The Government’s child poverty strategy is due around the same time as the Budget, and the big question is how far the Government will go on scrapping the two-child limit on benefit support. Chart of the Week, taken from our latest briefing, makes the case for a full repeal of the policy. With the current policy, child poverty rates will hit an historic high of 34 per cent (4.8 million children) by the end of the Parliament. The half measures reportedly being considered – a three-child limit, reduced support after two children, or lifting it for working families – do reduce child poverty from where it otherwise would have been. Crucially, however, they’re insufficient to prevent child poverty from rising over the Parliament.
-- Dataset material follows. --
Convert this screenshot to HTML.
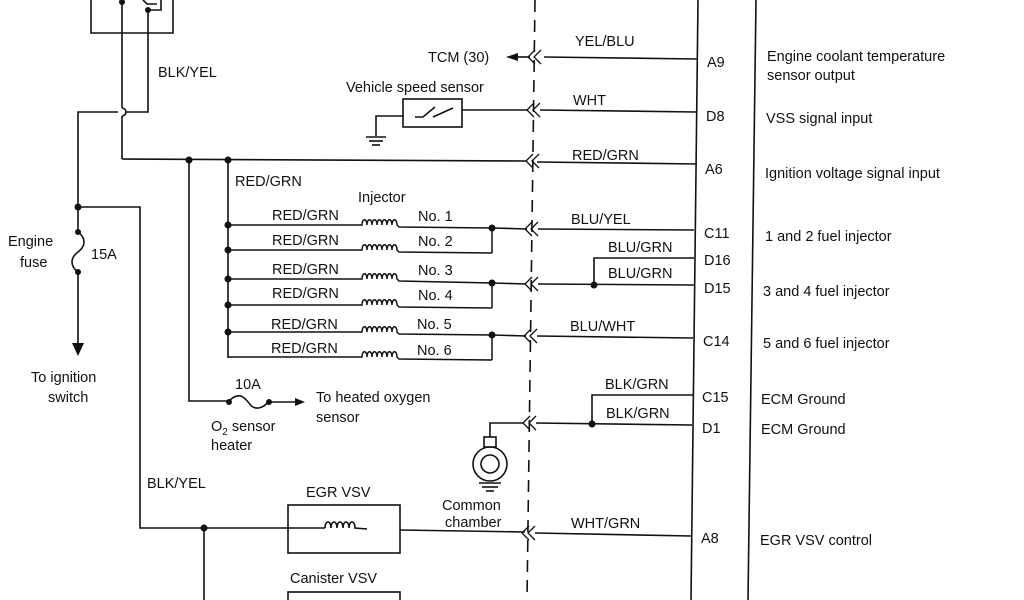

Each of these measures would still see child poverty rates higher in 2029-30 than in 2024-25. Fully scrapping the two-child limit *would* achieve that falling child poverty milestone (and see at least 130,000 fewer children in poverty than the compromise options) – but only just. If the Government really wants to reduce child poverty – say back to levels last seen in the late 2010s – additional policies, like scrapping the benefit cap and re-linking housing support to local rents, would also be needed.